Gabriele, dizendo desconhecer o fato da retirada das chapeletas

Gabriele, dizendo desconhecer o fato da retirada das chapeletas

Conversa entre Felipe e um escalador da que ouviu de Enzo sobre a retirada dos grampos

Conversa entre Felipe e um escalador da que ouviu de Enzo sobre a retirada dos grampos

Voltando ao caso específico da Tiro no Sol, esta via é um VIsup até a primeira colocação móvel, um friend, 18m acima da base. Não existe a possibilidade de proteger em móvel. Para um escalador que domina o 8° grau francês, escalar (pela segunda vez, já que dá primeira vez ele costurou as chapeletas) uma via de VIsup é bem confortável, até de ser solada. Mas será que para os escaladores que freqüentam este lugar a opinião de Enzo é um consenso? Estou certo que não. E nem mesmo é a nossa opinião de conquistadores. Escalar a Tiro no Sol, a partir de agora, virou um solo.

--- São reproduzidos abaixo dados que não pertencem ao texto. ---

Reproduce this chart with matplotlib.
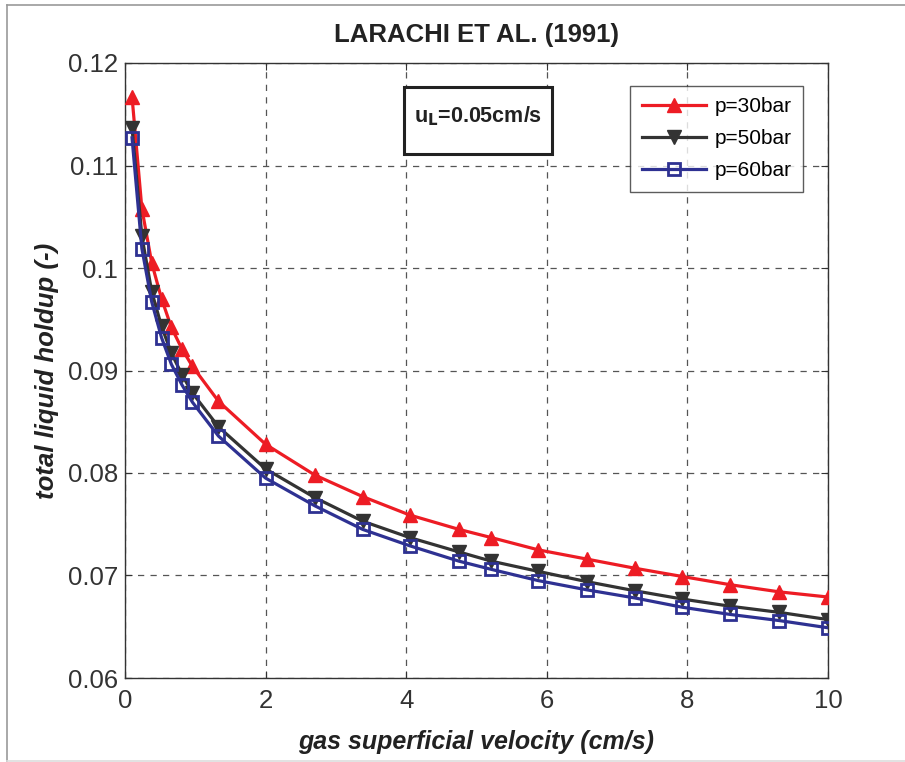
import matplotlib
matplotlib.use("Agg")
import matplotlib.pyplot as plt
from matplotlib.patches import Rectangle
from matplotlib.lines import Line2D

plt.rcParams['font.family'] = ['Liberation Sans', 'DejaVu Sans']

x = [0.1, 0.24, 0.38, 0.52, 0.66, 0.81, 0.96, 1.33, 2.0, 2.7, 3.38, 4.05,
     4.75, 5.21, 5.88, 6.57, 7.26, 7.93, 8.61, 9.31, 10.0]
p30 = [0.1167, 0.1058, 0.1005, 0.0970, 0.0942, 0.0921, 0.0904, 0.0870, 0.0828,
       0.0798, 0.0777, 0.0759, 0.0745, 0.0737, 0.0725, 0.0716, 0.0707, 0.0699,
       0.0691, 0.0684, 0.0679]
p50 = [0.1137, 0.1031, 0.0977, 0.0943, 0.0917, 0.0896, 0.0878, 0.0845, 0.0804,
       0.0776, 0.0753, 0.0737, 0.0723, 0.0714, 0.0704, 0.0694, 0.0685, 0.0677,
       0.0670, 0.0664, 0.0657]
p60 = [0.1127, 0.1019, 0.0967, 0.0932, 0.0906, 0.0886, 0.0869, 0.0836, 0.0795,
       0.0768, 0.0745, 0.0729, 0.0714, 0.0706, 0.0695, 0.0686, 0.0678, 0.0669,
       0.0662, 0.0656, 0.0649]
labels = ["p=30bar", "p=50bar", "p=60bar"]
xticks = [0, 2, 4, 6, 8, 10]
yticks = [0.06, 0.07, 0.08, 0.09, 0.1, 0.11, 0.12]
yticklabels = ["0.06", "0.07", "0.08", "0.09", "0.1", "0.11", "0.12"]

W, H = 905, 762
fig = plt.figure(figsize=(W/100, H/100), dpi=100)
ax = fig.add_axes([125/W, 1-678/H, (828-125)/W, (678-63)/H])

red = '#ed1c24'
blk = '#333333'
blu = '#2e3192'
ax.plot(x, p30, color=red, lw=2.3, marker='^', ms=10, mfc=red, mec=red, label=labels[0], zorder=3)
ax.plot(x, p50, color=blk, lw=2.3, marker='v', ms=10, mfc=blk, mec=blk, label=labels[1], zorder=4)
ax.plot(x, p60, color=blu, lw=2.3, marker='s', ms=8, mfc='none', mec=blu, mew=2, label=labels[2], zorder=5)

ax.set_xlim(0, 10)
ax.set_ylim(0.06, 0.12)
ax.set_xticks(xticks)
ax.set_yticks(yticks)
ax.set_yticklabels(yticklabels)
ax.tick_params(direction='in', top=True, right=True, labelsize=18.5, length=5,
               colors='#333333', labelcolor='#333333')
ax.tick_params(axis='x', pad=8)
ax.tick_params(axis='y', pad=5)
ax.grid(True, ls=(0, (5, 5)), color='#555555', lw=0.9)
for s in ax.spines.values():
    s.set_color('#333333')
    s.set_linewidth(1.0)

fig.text(0.5*(333+620)/W, 1-35/H, "LARACHI ET AL. (1991)", fontsize=18.5, fontweight='bold',
         color='#222222', ha='center', va='center')
ax.set_xlabel("gas superficial velocity (cm/s)", fontsize=18, fontweight='bold', style='italic',
              labelpad=12, color='#222222')
ax.set_ylabel("total liquid holdup (-)", fontsize=18.5, fontweight='bold', style='italic',
              labelpad=6, color='#222222')

leg = ax.legend(loc='upper right', bbox_to_anchor=(803/W, 1-86/H), bbox_transform=fig.transFigure,
                fontsize=15, frameon=True, fancybox=False, handlelength=3.1, borderpad=0.55,
                labelspacing=0.62, handletextpad=0.4, borderaxespad=0)
leg.get_frame().set_edgecolor('#333333')
leg.get_frame().set_linewidth(1.0)
leg.set_zorder(20)

# annotation box
fig.add_artist(Rectangle((404/W, 1-154/H), (552-404)/W, (154-87)/H, transform=fig.transFigure,
                         fc='white', ec='#222222', lw=2.2, zorder=10))
fig.text((404+552)/2/W, 1-116/H, r"u$_\mathbf{L}$=0.05cm/s", ha='center', va='center',
         fontsize=15.5, fontweight='bold', color='#222222', zorder=11)

# outer frame
fig.add_artist(Line2D([7/W, 7/W], [0, 1-5/H], transform=fig.transFigure, color='#999999', lw=1.2))
fig.add_artist(Line2D([7/W, 1], [1-5/H, 1-5/H], transform=fig.transFigure, color='#999999', lw=1.2))
fig.add_artist(Line2D([7/W, 1], [1-761/H, 1-761/H], transform=fig.transFigure, color='#dddddd', lw=1.2))

fig.savefig("out.png", dpi=100)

Ficamos com o sentimento de termos amigavelmente recebido alguém em nossa casa, e esta pessoa ter além de nos desrespeitado, quebrado parte da mobília da casa quando não estávamos presentes. Então nos cabe questionar Enzo, Gabriele e quem mais os tenha acompanhado e pactuado com suas ações:

– Em que direito ou ética eles se basearam para vir ao Brasil e nos vomitar regras?
– Se o que fizeram é o certo, por que não nos consultaram na ocasião em que se hospedaram no abrigo do Felipe Guimarães?
– Vocês têm esta atitude em outros lugares por onde escalaram? Já retiraram grampos de quais vias e em que lugares?
– Por que na ocasião pareciam tão corajosos e orgulhosos desses atos (de vandalismo) e agora Gabriele nega a retirada dos grampos, Enzo não responde as mensagens enviadas via Facebook (todas visualizadas) e Taranto diz não tem tempo a perder com esclarecimentos?
– Já que pareceram querer nos ensinar o que é conquistar vias tradicionais, quantos E11 cada um deles tem em seus respectivos currículos, para nos mostrar que não são corajosos somente em vias de baixo grau de dificuldade?